Green’s efforts echoed the innovations of late-80s gonzo pornographers like John Stagliano and Ed Powers, who realized that their viewers weren’t particularly interested in storylines, dialogue, costumes, character development, or any of the other Hollywood conventions that the adult-film industry had traditionally aped. What drew viewers was raw, unrehearsed spectacle—unexpected moments—so that’s what Stagliano and Powers gave them.

Demonstrating that what worked for porn videos worked even better on mainstream TV—where the competition for viewer attention was (and is) relentless—Green liberated his audiences from having to follow complicated storylines, or watch from start to finish, or even watch all that closely. No matter when you tuned in to his show, there was always some kind of confrontation or disturbing imagery, or at the very least, a skinny, disheveled slacker who appeared to be in the midst of a psychotic breakdown. After just six episodes on MTV, the Tom Green Show had established itself as the network’s highest-rated series.

The show’s success marked the ascendancy of the amateur, bringing a punk-rock, DIY spirit to corporate television. Once Green became a certified network hit, the medium that had once been the most exclusive was suddenly accessible. Inspired provocateurs were no longer consigned to the ghetto of public access. A fifteen-year-old delinquent in the middle of nowhere could actually compete against Hollywood production companies—he just needed a handheld video camera, some wacky ideas, and the nerve to pull them off.

Green’s time at the top didn’t last long. Like many other purveyors of ambush TV, who rely on unsuspecting individuals to pull off their tricks, he found that his new notoriety made guerrilla street theater difficult. The objects of his attention began responding to him not as a random lunatic, but as Tom Green, MTV icon. His bout with cancer and an unsuccessful foray into movies further sidetracked his career. His first run on MTV ended in mid-2000, and a 2003 resurrection of the show, in a somewhat different format, lasted only a few months before being canceled due to low ratings.

Even so, Green’s initial success had a permanent impact on viewers, other rogue auteurs, and industry executives.

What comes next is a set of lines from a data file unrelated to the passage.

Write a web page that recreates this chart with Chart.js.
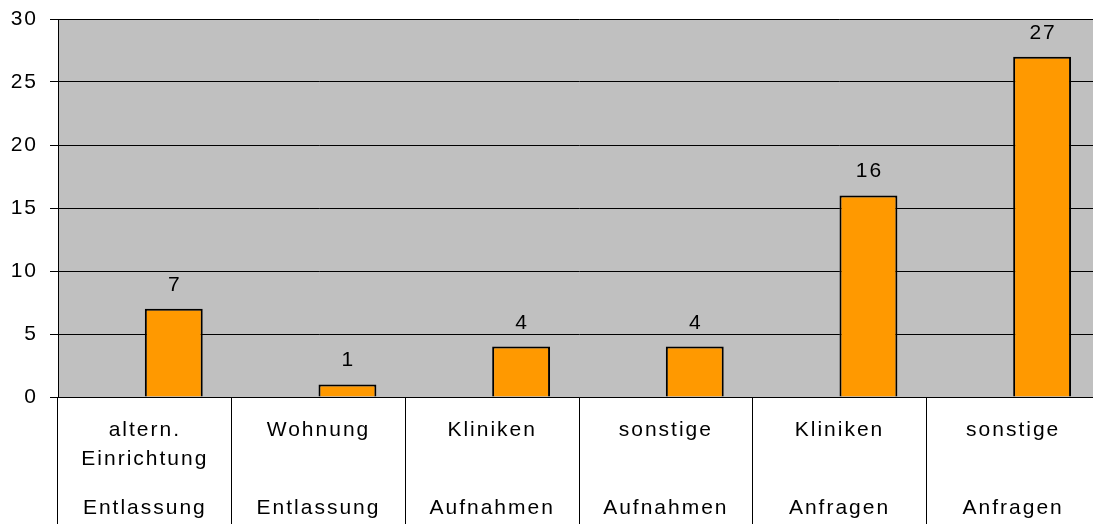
<!DOCTYPE html>
<html>
<head>
<meta charset="utf-8">
<script src="https://cdn.jsdelivr.net/npm/chart.js@4.4.0/dist/chart.umd.min.js"></script>
<style>
html, body { margin: 0; padding: 0; background: #fff; overflow: hidden; }
#wrap { width: 1100px; height: 524px; }
</style>
</head>
<body>
<div id="wrap"><canvas id="myChart"></canvas></div>
<script>
/* global Chart */
var categories = [['altern.', 'Einrichtung'], 'Wohnung', 'Kliniken', 'sonstige', 'Kliniken', 'sonstige'];
var groups = ['Entlassung', 'Entlassung', 'Aufnahmen', 'Aufnahmen', 'Anfragen', 'Anfragen'];
var values = [7, 1, 4, 4, 16, 27];
var emptySeries = [null, null, null, null, null, null]; // empty first series, keeps the bars right of centre
var yTicks = [0, 5, 10, 15, 20, 25, 30];

var FONT = '"Liberation Sans", Arial, sans-serif';
Chart.defaults.font.family = FONT;
Chart.defaults.font.size = 21;
Chart.defaults.color = '#000';

// excel-ish spaced out text
var spacing = {
    id: 'spacing',
    beforeDraw: function(chart) {
        chart.ctx.letterSpacing = '2px';
    }
};

var plotBg = {
    id: 'plotBg',
    beforeDraw: function(chart) {
        var a = chart.chartArea;
        var ctx = chart.ctx;
        ctx.save();
        ctx.fillStyle = '#c0c0c0';
        ctx.fillRect(a.left, a.top, a.right - a.left, a.bottom - a.top);
        ctx.restore();
    }
};

var barLabels = {
    id: 'barLabels',
    afterDatasetsDraw: function(chart) {
        var ctx = chart.ctx;
        var meta = chart.getDatasetMeta(1);
        ctx.save();
        ctx.font = '21px ' + FONT;
        ctx.fillStyle = '#000';
        ctx.textAlign = 'center';
        ctx.textBaseline = 'alphabetic';
        meta.data.forEach(function(bar, i) {
            ctx.fillText(String(values[i]), bar.x + 1, bar.y - 18);
        });
        ctx.restore();
    }
};

var ctx = document.getElementById('myChart').getContext('2d');
var myChart = new Chart(ctx, {
    type: 'bar',
    data: {
        labels: categories,
        datasets: [{
            label: 'leer',
            data: emptySeries,
            backgroundColor: 'rgba(0,0,0,0)'
        }, {
            label: 'Anzahl',
            data: values,
            backgroundColor: '#ff9900',
            borderColor: '#000',
            borderWidth: 2
        }]
    },
    options: {
        responsive: true,
        maintainAspectRatio: false,
        animation: false,
        layout: { padding: { top: 19, left: 0, right: 0, bottom: 0 } },
        datasets: {
            bar: { categoryPercentage: 2 / 3, barPercentage: 1 }
        },
        plugins: {
            legend: { display: false },
            tooltip: { enabled: false }
        },
        scales: {
            x: {
                weight: 0,
                offset: true,
                grid: {
                    offset: true,
                    drawOnChartArea: false,
                    color: '#000',
                    tickLength: 127
                },
                border: { color: '#000' },
                ticks: {
                    autoSkip: false,
                    maxRotation: 0,
                    padding: -109,
                    font: { size: 21, lineHeight: 1.41 }
                },
                afterFit: function(scale) { scale.height = 100; }
            },
            x2: {
                type: 'category',
                position: 'bottom',
                weight: 1,
                offset: true,
                labels: groups,
                grid: { display: false, drawTicks: false },
                border: { display: false },
                ticks: {
                    autoSkip: false,
                    maxRotation: 0,
                    padding: -1,
                    font: { size: 21, lineHeight: 1.2 }
                },
                afterFit: function(scale) { scale.height = 27; }
            },
            y: {
                min: 0,
                max: 30,
                grid: { color: '#000', tickLength: 8 },
                border: { color: '#000' },
                ticks: { padding: 12 },
                afterBuildTicks: function(scale) {
                    scale.ticks = yTicks.map(function(v) { return { value: v }; });
                },
                afterFit: function(scale) {
                    scale.width = 58;
                    scale.paddingTop = 0;
                    scale.paddingBottom = 0;
                }
            }
        }
    },
    plugins: [spacing, plotBg, barLabels]
});
</script>
</body>
</html>
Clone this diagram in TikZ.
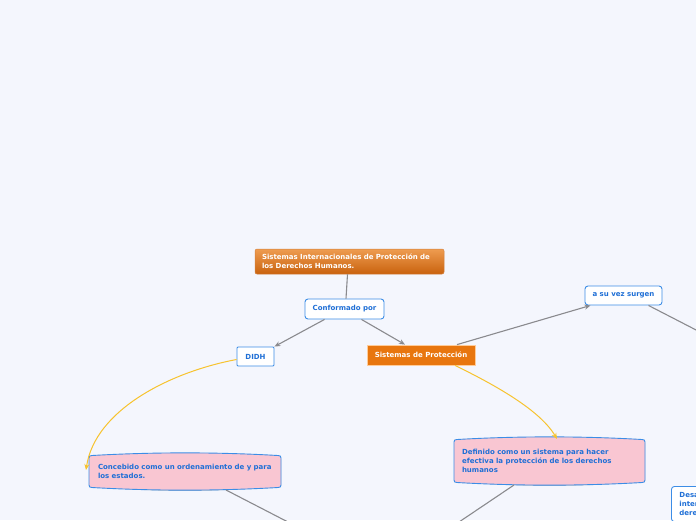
\documentclass[tikz,border=0pt]{standalone}
\usepackage{fontspec}
\setmainfont{DejaVu Sans}
\usetikzlibrary{arrows.meta,backgrounds}
\definecolor{bg}{HTML}{F4F6FD}
\definecolor{tblue}{HTML}{1F6FD6}
\definecolor{bblue}{HTML}{3C8DE6}
\definecolor{lgray}{HTML}{8A8A8E}
\definecolor{ylw}{HTML}{F7C32E}
\definecolor{pinkf}{HTML}{F9C6D2}
\definecolor{orng}{HTML}{E8760E}
\definecolor{orngl}{HTML}{EE9C50}
\definecolor{orngd}{HTML}{C9620E}
\newcommand\pinkshape[4]{%
  \fill[black!25]
  (#1,#2+6) -- (#3,#2+6) -- (#3,#4-4)
  .. controls ({#3-(#3-#1)/3},#4+2.5) and ({#1+(#3-#1)/3},#4+2.5) .. (#1,#4-4) -- cycle;
  \draw[draw=bblue, line width=0.9pt, fill=pinkf]
  (#1,#2+5) .. controls (#1,#2+3) and (#1+1,#2+2.5) .. (#1+3,#2+2.5)
  .. controls ({#1+(#3-#1)/3},#2-1) and ({#3-(#3-#1)/3},#2-1) .. (#3-3,#2+2.5)
  .. controls (#3-1,#2+2.5) and (#3,#2+3) .. (#3,#2+5)
  -- (#3,#4-5)
  .. controls (#3,#4-3) and (#3-1,#4-2.5) .. (#3-3,#4-2.5)
  .. controls ({#3-(#3-#1)/3},#4+1) and ({#1+(#3-#1)/3},#4+1) .. (#1+3,#4-2.5)
  .. controls (#1+1,#4-2.5) and (#1,#4-3) .. (#1,#4-5) -- cycle;}
\begin{document}
\begin{tikzpicture}[x=1pt,y=-1pt,
  every node/.style={font=\bfseries\fontsize{7}{9}\selectfont, inner sep=0pt},
  wbox/.style={draw=bblue, line width=0.9pt, fill=white, rounded corners=3pt, text=tblue, align=center},
  pinktext/.style={text=tblue, align=left},
  conn/.style={draw=lgray, line width=1.1pt},
  arr/.style={conn, -{Stealth[length=6pt,width=5pt]}},
  yarr/.style={draw=ylw, line width=1pt, -{Stealth[length=6pt,width=5pt]}},
  ]
\fill[bg] (0,0) rectangle (696,520);
\useasboundingbox (0,0) rectangle (696,520);

% nodes
\node[rounded corners=2pt, top color=orngl, bottom color=orngd, draw=orngd!80, line width=0.5pt,
      text=white, align=left, text width=175pt, inner xsep=7pt, minimum height=25pt]
  (root) at (349.5,261.5) {Sistemas Internacionales de Protección de\\los Derechos Humanos.};
\node[wbox, minimum width=79pt, minimum height=20pt] (conf) at (344.5,309) {Conformado por};
\node[wbox, rounded corners=1pt, minimum width=37pt, minimum height=19pt] (didh) at (255.5,356.5) {DIDH};
\node[fill=orng, draw=orange!40, line width=0.8pt, text=white, minimum width=108pt, minimum height=20pt]
  (sis) at (421,355) {Sistemas de Protección};
\node[wbox, minimum width=77pt, minimum height=19pt] (asv) at (623.5,295.5) {a su vez surgen};

\pinkshape{89}{453}{281}{490}
\node[pinktext, text width=174pt, inner xsep=9pt, minimum height=37pt] (conc) at (185,471.5)
  {Concebido como un ordenamiento de y para\\los estados.};
\pinkshape{454}{437}{645}{485}
\node[pinktext, text width=175pt, inner xsep=8pt, minimum height=48pt] (def) at (549.5,461)
  {Definido como un sistema para hacer\\efectiva la protección de los derechos\\humanos};

\node[wbox, anchor=north west, align=left, text width=44pt, inner xsep=8pt, inner ysep=6pt]
  (desa) at (671,486) {Desa\\inter\\dere\\};

% off-edge coordinates
\coordinate (e1) at (700,332);
\coordinate (e2) at (288,522);
\coordinate (e3) at (459,522);

% connectors
\draw[conn] ([xshift=-2pt]root.south) -- ([xshift=1.5pt]conf.north);
\draw[arr] ([xshift=-20pt]conf.south) -- (didh.north east);
\draw[arr] ([xshift=17pt]conf.south) -- ([xshift=-16pt]sis.north);
\draw[arr] ([xshift=36pt]sis.north) -- ([xshift=-33pt]asv.south);
\draw[conn] ([xshift=25pt]asv.south) -- (e1);
\draw[conn] ([xshift=41pt,yshift=-18.5pt]conc.center) -- (e2);
\draw[conn] ([xshift=-35.5pt,yshift=-24pt]def.center) -- (e3);
\draw[yarr] ([yshift=-3pt]didh.west) .. controls (170,372) and (95,410) .. (86,470);
\draw[yarr] ([xshift=34pt]sis.south) .. controls (495,385) and (540,410) .. (557,439);
\end{tikzpicture}
\end{document}
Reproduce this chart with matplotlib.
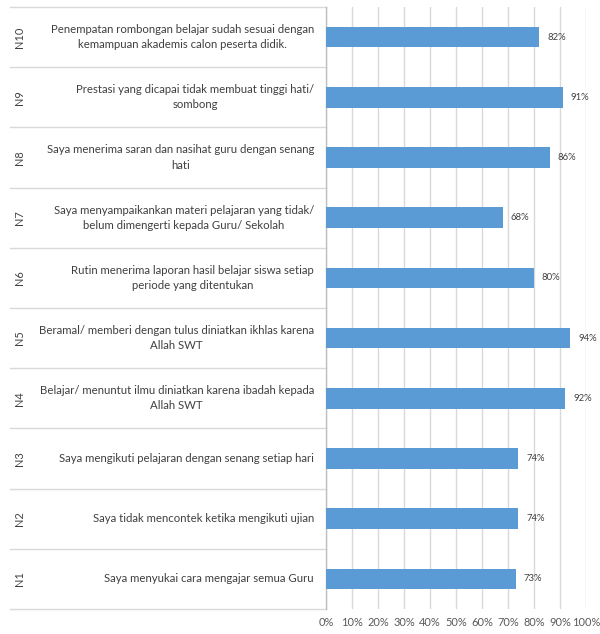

It was suddenly clear that there was a lucrative market for all kinds of raw, surreal, caught-on-tape spectacles, no matter how slapdash or tasteless. For years, critics had accused TV executives of pandering to the lowest common denominator, but Green’s success proved that those execs were actually tight-assed gatekeepers. Even the scuzzy laughs and cheap thrills of Fox staples like Married with Children and World’s Wildest Police Chase Videos looked like Masterpiece Theatre compared to Jackass, Girls Gone Wild, Bumfights, and all the other DIY fare that followed in the wake of the Tom Green Show.

While it’s been more than a decade since Green first went on public-access cable, the style of programming he helped pioneer is still in its infancy. As the Internet evolves, it will become only more prominent; nothing else delivers the same bang for the buck. In the same way that traditional print-media operations, with their large staffs, cumbersome production processes, and expensive payrolls, are trying to find success while competing against bloggers, who can amass sizable audiences at virtually no cost, traditional TV producers will also face the democratizing wrath of the Internet.

When prime-time audiences ultimately splinter into pieces too small to underwrite the likes of Lost or even the Amazing Race, producers will turn to the kinds of shows that can aggregate eyeballs on a budget. In Nielsen terms, the twenty-five thousand nightly viewers at TomGreen.com is nothing; but what other regular producer of independent programming for the web—one that doesn’t involve naked women—can claim such numbers? Just a few years ago, few people believed that independent amateurs like DailyKos.com and Instapundit.com could crash the insular world of the news media elite in any significant way, but now, major players like Time and the New York Times have adopted the tools, techniques, and attitudes that such bloggers pioneered. Once again, Tom Green finds himself ahead of the curve.